§ EXERCISE BRIEF
Return each line of the data below exactly, omitting any pictures.

§ PROVIDED MATERIAL

◆ ◆ ◆ ◆ ◆

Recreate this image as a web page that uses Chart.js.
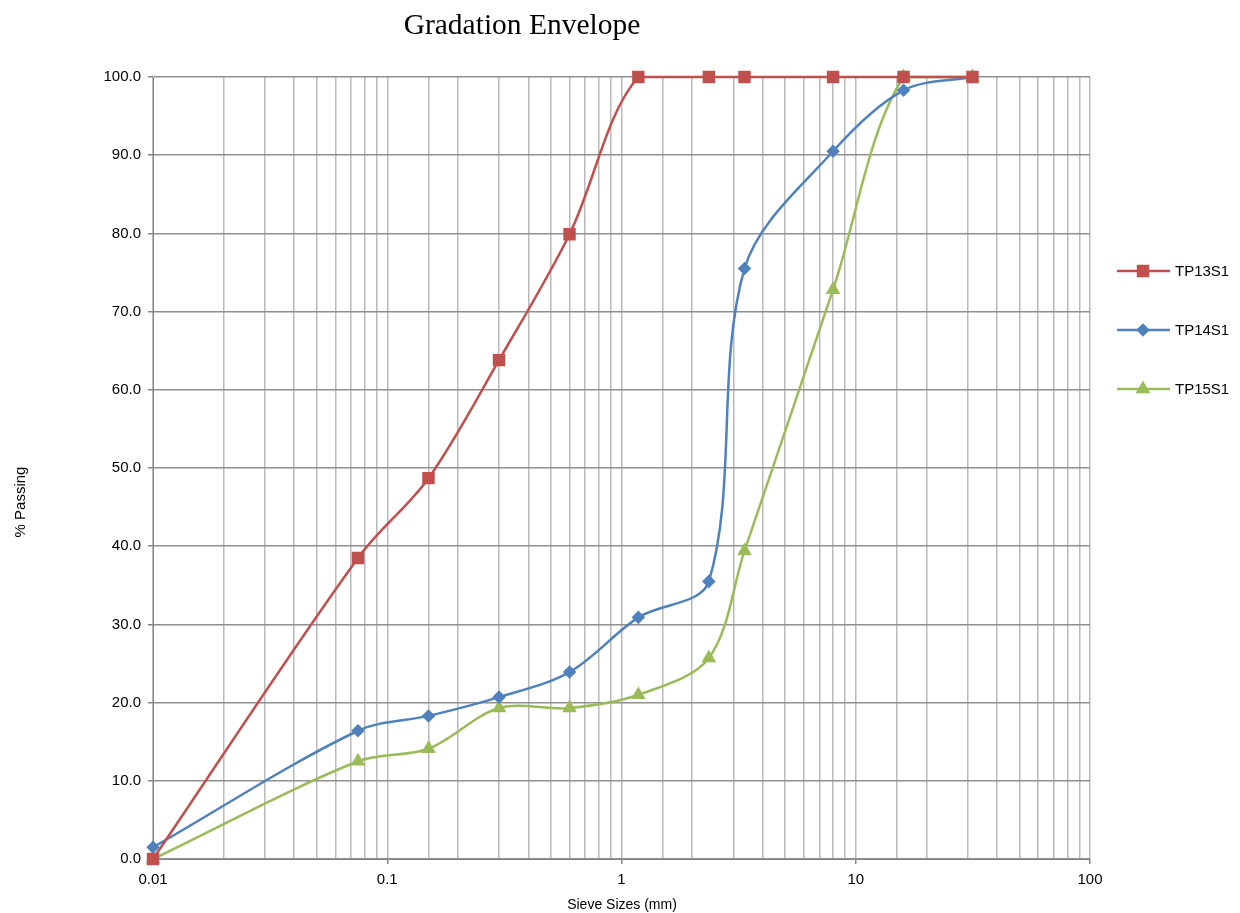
<!DOCTYPE html>
<html>
<head>
<meta charset="utf-8">
<title>Gradation Envelope</title>
<script src="https://cdn.jsdelivr.net/npm/chart.js@4.4.1/dist/chart.umd.min.js"></script>
<style>
    html, body { margin: 0; padding: 0; background: #fff; }
    #wrap { width: 1240px; height: 913px; }
</style>
</head>
<body>
<div id="wrap"><canvas id="gradation" width="1240" height="913"></canvas></div>
<script>
// sieve sizes in mm and % passing for each test pit
const sieveSizes = [0.01, 0.075, 0.15, 0.3, 0.6, 1.18, 2.36, 3.35, 8, 16, 31.5];
const tp13s1 = [0, 38.5, 48.7, 63.8, 79.9, 100, 100, 100, 100, 100, 100];
const tp14s1 = [1.5, 16.4, 18.3, 20.7, 23.9, 30.9, 35.5, 75.5, 90.5, 98.3, 100];
const tp15s1 = [0, 12.5, 14.1, 19.3, 19.3, 21.0, 25.7, 39.4, 72.8, 100, 100];
const yTicks = [0, 10, 20, 30, 40, 50, 60, 70, 80, 90, 100];

const toPoints = vals => sieveSizes.map((s, i) => ({ x: s, y: vals[i] }));
const isDecade = v => Math.abs(Math.log10(v) - Math.round(Math.log10(v))) < 1e-6;

const red = '#C0504D';
const blue = '#4F81BD';
const green = '#9BBB59';

// title, axis titles and the line+marker legend, drawn the Excel way
const decorations = {
    id: 'decorations',
    afterDraw(chart) {
        const ctx = chart.ctx;
        ctx.save();
        ctx.fillStyle = '#000';

        ctx.font = '29.5px "Liberation Serif", "Times New Roman", serif';
        ctx.textAlign = 'center';
        ctx.textBaseline = 'alphabetic';
        ctx.fillText('Gradation Envelope', 522, 34);

        ctx.textBaseline = 'middle';
        ctx.font = '14px "Liberation Sans", Arial, sans-serif';
        ctx.fillText('Sieve Sizes (mm)', 622, 905);

        ctx.save();
        ctx.translate(21, 502);
        ctx.rotate(-Math.PI / 2);
        ctx.font = '15px "Liberation Sans", Arial, sans-serif';
        ctx.fillText('% Passing', 0, 0);
        ctx.restore();

        ctx.textAlign = 'left';
        ctx.font = '15px "Liberation Sans", Arial, sans-serif';
        chart.data.datasets.forEach((ds, i) => {
            const y = 271 + i * 59;
            ctx.strokeStyle = ds.borderColor;
            ctx.lineWidth = 2.5;
            ctx.beginPath();
            ctx.moveTo(1117, y);
            ctx.lineTo(1170, y);
            ctx.stroke();
            Chart.helpers.drawPoint(ctx, {
                pointStyle: ds.pointStyle,
                radius: ds.pointRadius,
                rotation: 0,
                borderWidth: 1
            }, 1143, y);
            ctx.fillStyle = ds.backgroundColor;
            ctx.fill();
            ctx.fillStyle = '#000';
            ctx.fillText(ds.label, 1175, y + 1);
        });
        ctx.restore();
    }
};

new Chart(document.getElementById('gradation').getContext('2d'), {
    type: 'line',
    data: {
        datasets: [{
            label: 'TP13S1',
            data: toPoints(tp13s1),
            borderColor: red,
            backgroundColor: red,
            pointStyle: 'rect',
            pointRadius: 7,
            borderWidth: 2.5,
            tension: 0.33,
            clip: false
        }, {
            label: 'TP14S1',
            data: toPoints(tp14s1),
            borderColor: blue,
            backgroundColor: blue,
            pointStyle: 'rectRot',
            pointRadius: 5,
            borderWidth: 2.5,
            tension: 0.33,
            clip: false
        }, {
            label: 'TP15S1',
            data: toPoints(tp15s1),
            borderColor: green,
            backgroundColor: green,
            pointStyle: 'triangle',
            pointRadius: 6,
            borderWidth: 2.5,
            tension: 0.33,
            clip: false
        }]
    },
    options: {
        responsive: false,
        animation: false,
        layout: {
            padding: { left: 0, top: 77, right: 150, bottom: 0 }
        },
        scales: {
            x: {
                type: 'logarithmic',
                min: 0.01,
                max: 100,
                afterFit: scale => { scale.height = 54; },
                border: { color: '#868686', width: 1 },
                grid: {
                    color: '#b9b9b9',
                    lineWidth: 1.5,
                    tickLength: 5,
                    tickColor: c => isDecade(c.tick.value) ? '#868686' : 'rgba(0,0,0,0)'
                },
                ticks: {
                    autoSkip: false,
                    maxRotation: 0,
                    padding: 7,
                    color: '#000',
                    font: { family: '"Liberation Sans", Arial, sans-serif', size: 15 },
                    callback: v => isDecade(v) ? String(+v.toPrecision(3)) : ''
                }
            },
            y: {
                min: 0,
                max: 100,
                afterFit: scale => { scale.width = 153; },
                afterBuildTicks: scale => { scale.ticks = yTicks.map(v => ({ value: v })); },
                border: { color: '#868686', width: 1 },
                grid: {
                    color: '#8f8f8f',
                    lineWidth: 1.5,
                    tickLength: 5,
                    tickColor: '#868686'
                },
                ticks: {
                    padding: 7,
                    color: '#000',
                    font: { family: '"Liberation Sans", Arial, sans-serif', size: 15 },
                    callback: v => v.toFixed(1)
                }
            }
        },
        plugins: {
            legend: { display: false },
            title: { display: false },
            tooltip: { enabled: false }
        }
    },
    plugins: [decorations]
});
</script>
</body>
</html>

◆ ◆ ◆ ◆ ◆

§ WRITTEN RESPONSE
Recreate this image as a web page that uses Chart.js.
<!DOCTYPE html>
<html>
<head>
<meta charset="utf-8">
<title>Gradation Envelope</title>
<script src="https://cdn.jsdelivr.net/npm/chart.js@4.4.1/dist/chart.umd.min.js"></script>
<style>
    html, body { margin: 0; padding: 0; background: #fff; }
    #wrap { width: 1240px; height: 913px; }
</style>
</head>
<body>
<div id="wrap"><canvas id="gradation" width="1240" height="913"></canvas></div>
<script>
// sieve sizes in mm and % passing for each test pit
const sieveSizes = [0.01, 0.075, 0.15, 0.3, 0.6, 1.18, 2.36, 3.35, 8, 16, 31.5];
const tp13s1 = [0, 38.5, 48.7, 63.8, 79.9, 100, 100, 100, 100, 100, 100];
const tp14s1 = [1.5, 16.4, 18.3, 20.7, 23.9, 30.9, 35.5, 75.5, 90.5, 98.3, 100];
const tp15s1 = [0, 12.5, 14.1, 19.3, 19.3, 21.0, 25.7, 39.4, 72.8, 100, 100];
const yTicks = [0, 10, 20, 30, 40, 50, 60, 70, 80, 90, 100];

const toPoints = vals => sieveSizes.map((s, i) => ({ x: s, y: vals[i] }));
const isDecade = v => Math.abs(Math.log10(v) - Math.round(Math.log10(v))) < 1e-6;

const red = '#C0504D';
const blue = '#4F81BD';
const green = '#9BBB59';

// title, axis titles and the line+marker legend, drawn the Excel way
const decorations = {
    id: 'decorations',
    afterDraw(chart) {
        const ctx = chart.ctx;
        ctx.save();
        ctx.fillStyle = '#000';

        ctx.font = '29.5px "Liberation Serif", "Times New Roman", serif';
        ctx.textAlign = 'center';
        ctx.textBaseline = 'alphabetic';
        ctx.fillText('Gradation Envelope', 522, 34);

        ctx.textBaseline = 'middle';
        ctx.font = '14px "Liberation Sans", Arial, sans-serif';
        ctx.fillText('Sieve Sizes (mm)', 622, 905);

        ctx.save();
        ctx.translate(21, 502);
        ctx.rotate(-Math.PI / 2);
        ctx.font = '15px "Liberation Sans", Arial, sans-serif';
        ctx.fillText('% Passing', 0, 0);
        ctx.restore();

        ctx.textAlign = 'left';
        ctx.font = '15px "Liberation Sans", Arial, sans-serif';
        chart.data.datasets.forEach((ds, i) => {
            const y = 271 + i * 59;
            ctx.strokeStyle = ds.borderColor;
            ctx.lineWidth = 2.5;
            ctx.beginPath();
            ctx.moveTo(1117, y);
            ctx.lineTo(1170, y);
            ctx.stroke();
            Chart.helpers.drawPoint(ctx, {
                pointStyle: ds.pointStyle,
                radius: ds.pointRadius,
                rotation: 0,
                borderWidth: 1
            }, 1143, y);
            ctx.fillStyle = ds.backgroundColor;
            ctx.fill();
            ctx.fillStyle = '#000';
            ctx.fillText(ds.label, 1175, y + 1);
        });
        ctx.restore();
    }
};

new Chart(document.getElementById('gradation').getContext('2d'), {
    type: 'line',
    data: {
        datasets: [{
            label: 'TP13S1',
            data: toPoints(tp13s1),
            borderColor: red,
            backgroundColor: red,
            pointStyle: 'rect',
            pointRadius: 7,
            borderWidth: 2.5,
            tension: 0.33,
            clip: false
        }, {
            label: 'TP14S1',
            data: toPoints(tp14s1),
            borderColor: blue,
            backgroundColor: blue,
            pointStyle: 'rectRot',
            pointRadius: 5,
            borderWidth: 2.5,
            tension: 0.33,
            clip: false
        }, {
            label: 'TP15S1',
            data: toPoints(tp15s1),
            borderColor: green,
            backgroundColor: green,
            pointStyle: 'triangle',
            pointRadius: 6,
            borderWidth: 2.5,
            tension: 0.33,
            clip: false
        }]
    },
    options: {
        responsive: false,
        animation: false,
        layout: {
            padding: { left: 0, top: 77, right: 150, bottom: 0 }
        },
        scales: {
            x: {
                type: 'logarithmic',
                min: 0.01,
                max: 100,
                afterFit: scale => { scale.height = 54; },
                border: { color: '#868686', width: 1 },
                grid: {
                    color: '#b9b9b9',
                    lineWidth: 1.5,
                    tickLength: 5,
                    tickColor: c => isDecade(c.tick.value) ? '#868686' : 'rgba(0,0,0,0)'
                },
                ticks: {
                    autoSkip: false,
                    maxRotation: 0,
                    padding: 7,
                    color: '#000',
                    font: { family: '"Liberation Sans", Arial, sans-serif', size: 15 },
                    callback: v => isDecade(v) ? String(+v.toPrecision(3)) : ''
                }
            },
            y: {
                min: 0,
                max: 100,
                afterFit: scale => { scale.width = 153; },
                afterBuildTicks: scale => { scale.ticks = yTicks.map(v => ({ value: v })); },
                border: { color: '#868686', width: 1 },
                grid: {
                    color: '#8f8f8f',
                    lineWidth: 1.5,
                    tickLength: 5,
                    tickColor: '#868686'
                },
                ticks: {
                    padding: 7,
                    color: '#000',
                    font: { family: '"Liberation Sans", Arial, sans-serif', size: 15 },
                    callback: v => v.toFixed(1)
                }
            }
        },
        plugins: {
            legend: { display: false },
            title: { display: false },
            tooltip: { enabled: false }
        }
    },
    plugins: [decorations]
});
</script>
</body>
</html>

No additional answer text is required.